Aim of the task:
Write out the material exactly. Do not include the pictures.

Data lines:
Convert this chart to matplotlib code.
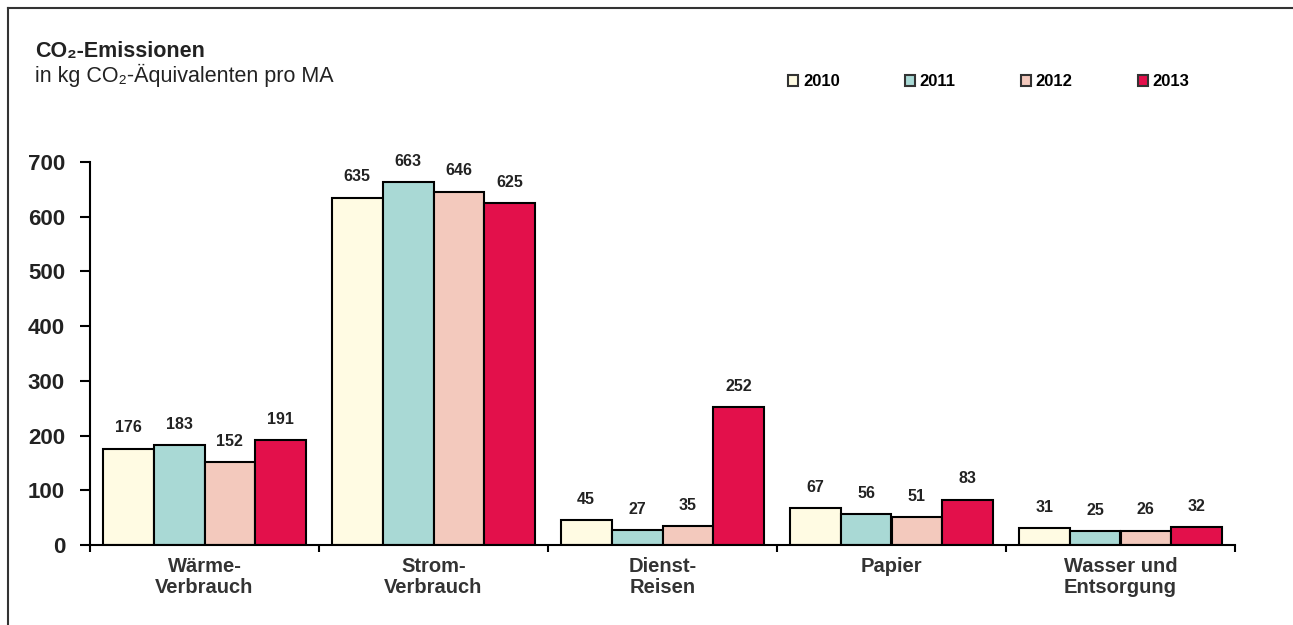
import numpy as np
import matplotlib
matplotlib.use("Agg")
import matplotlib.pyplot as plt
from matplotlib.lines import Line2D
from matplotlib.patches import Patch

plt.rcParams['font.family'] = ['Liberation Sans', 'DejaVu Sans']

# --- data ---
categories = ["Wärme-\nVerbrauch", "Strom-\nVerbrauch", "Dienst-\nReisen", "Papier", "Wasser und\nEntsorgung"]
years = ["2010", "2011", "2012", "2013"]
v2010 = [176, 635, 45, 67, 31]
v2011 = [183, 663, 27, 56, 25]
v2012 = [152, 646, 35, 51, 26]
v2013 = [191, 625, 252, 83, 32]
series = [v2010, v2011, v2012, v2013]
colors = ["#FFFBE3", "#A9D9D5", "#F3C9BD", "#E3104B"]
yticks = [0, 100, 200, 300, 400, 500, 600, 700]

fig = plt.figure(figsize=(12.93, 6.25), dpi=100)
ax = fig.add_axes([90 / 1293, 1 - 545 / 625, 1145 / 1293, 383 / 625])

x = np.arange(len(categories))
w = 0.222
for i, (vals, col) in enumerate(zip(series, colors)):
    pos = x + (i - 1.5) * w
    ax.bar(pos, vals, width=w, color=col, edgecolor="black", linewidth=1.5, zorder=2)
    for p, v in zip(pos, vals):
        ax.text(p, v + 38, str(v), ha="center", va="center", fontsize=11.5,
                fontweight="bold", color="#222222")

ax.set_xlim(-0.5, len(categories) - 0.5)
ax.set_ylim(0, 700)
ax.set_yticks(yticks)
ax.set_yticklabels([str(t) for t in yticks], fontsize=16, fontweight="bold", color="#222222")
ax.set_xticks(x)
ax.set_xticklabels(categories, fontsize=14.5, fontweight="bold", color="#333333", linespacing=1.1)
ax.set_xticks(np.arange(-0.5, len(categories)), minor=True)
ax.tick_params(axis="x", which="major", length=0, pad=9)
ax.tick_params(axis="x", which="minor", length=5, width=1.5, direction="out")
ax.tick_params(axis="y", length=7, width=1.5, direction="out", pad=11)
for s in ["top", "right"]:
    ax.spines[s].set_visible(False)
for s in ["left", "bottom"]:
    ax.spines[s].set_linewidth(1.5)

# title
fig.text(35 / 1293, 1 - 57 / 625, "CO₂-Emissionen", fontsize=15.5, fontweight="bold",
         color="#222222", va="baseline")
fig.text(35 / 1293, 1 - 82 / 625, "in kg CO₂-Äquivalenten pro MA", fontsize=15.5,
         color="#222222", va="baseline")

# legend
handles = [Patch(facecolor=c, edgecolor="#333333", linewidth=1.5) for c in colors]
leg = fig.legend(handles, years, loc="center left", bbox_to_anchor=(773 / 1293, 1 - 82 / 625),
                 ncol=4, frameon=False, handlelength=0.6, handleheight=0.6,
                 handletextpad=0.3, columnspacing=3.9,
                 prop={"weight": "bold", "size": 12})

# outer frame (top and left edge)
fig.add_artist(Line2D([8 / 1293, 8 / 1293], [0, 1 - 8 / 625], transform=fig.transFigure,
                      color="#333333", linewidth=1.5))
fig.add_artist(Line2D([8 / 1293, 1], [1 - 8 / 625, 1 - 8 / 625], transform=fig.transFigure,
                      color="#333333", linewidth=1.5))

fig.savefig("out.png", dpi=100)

Result of this task:
Convert this chart to matplotlib code.
import numpy as np
import matplotlib
matplotlib.use("Agg")
import matplotlib.pyplot as plt
from matplotlib.lines import Line2D
from matplotlib.patches import Patch

plt.rcParams['font.family'] = ['Liberation Sans', 'DejaVu Sans']

# --- data ---
categories = ["Wärme-\nVerbrauch", "Strom-\nVerbrauch", "Dienst-\nReisen", "Papier", "Wasser und\nEntsorgung"]
years = ["2010", "2011", "2012", "2013"]
v2010 = [176, 635, 45, 67, 31]
v2011 = [183, 663, 27, 56, 25]
v2012 = [152, 646, 35, 51, 26]
v2013 = [191, 625, 252, 83, 32]
series = [v2010, v2011, v2012, v2013]
colors = ["#FFFBE3", "#A9D9D5", "#F3C9BD", "#E3104B"]
yticks = [0, 100, 200, 300, 400, 500, 600, 700]

fig = plt.figure(figsize=(12.93, 6.25), dpi=100)
ax = fig.add_axes([90 / 1293, 1 - 545 / 625, 1145 / 1293, 383 / 625])

x = np.arange(len(categories))
w = 0.222
for i, (vals, col) in enumerate(zip(series, colors)):
    pos = x + (i - 1.5) * w
    ax.bar(pos, vals, width=w, color=col, edgecolor="black", linewidth=1.5, zorder=2)
    for p, v in zip(pos, vals):
        ax.text(p, v + 38, str(v), ha="center", va="center", fontsize=11.5,
                fontweight="bold", color="#222222")

ax.set_xlim(-0.5, len(categories) - 0.5)
ax.set_ylim(0, 700)
ax.set_yticks(yticks)
ax.set_yticklabels([str(t) for t in yticks], fontsize=16, fontweight="bold", color="#222222")
ax.set_xticks(x)
ax.set_xticklabels(categories, fontsize=14.5, fontweight="bold", color="#333333", linespacing=1.1)
ax.set_xticks(np.arange(-0.5, len(categories)), minor=True)
ax.tick_params(axis="x", which="major", length=0, pad=9)
ax.tick_params(axis="x", which="minor", length=5, width=1.5, direction="out")
ax.tick_params(axis="y", length=7, width=1.5, direction="out", pad=11)
for s in ["top", "right"]:
    ax.spines[s].set_visible(False)
for s in ["left", "bottom"]:
    ax.spines[s].set_linewidth(1.5)

# title
fig.text(35 / 1293, 1 - 57 / 625, "CO₂-Emissionen", fontsize=15.5, fontweight="bold",
         color="#222222", va="baseline")
fig.text(35 / 1293, 1 - 82 / 625, "in kg CO₂-Äquivalenten pro MA", fontsize=15.5,
         color="#222222", va="baseline")

# legend
handles = [Patch(facecolor=c, edgecolor="#333333", linewidth=1.5) for c in colors]
leg = fig.legend(handles, years, loc="center left", bbox_to_anchor=(773 / 1293, 1 - 82 / 625),
                 ncol=4, frameon=False, handlelength=0.6, handleheight=0.6,
                 handletextpad=0.3, columnspacing=3.9,
                 prop={"weight": "bold", "size": 12})

# outer frame (top and left edge)
fig.add_artist(Line2D([8 / 1293, 8 / 1293], [0, 1 - 8 / 625], transform=fig.transFigure,
                      color="#333333", linewidth=1.5))
fig.add_artist(Line2D([8 / 1293, 1], [1 - 8 / 625, 1 - 8 / 625], transform=fig.transFigure,
                      color="#333333", linewidth=1.5))

fig.savefig("out.png", dpi=100)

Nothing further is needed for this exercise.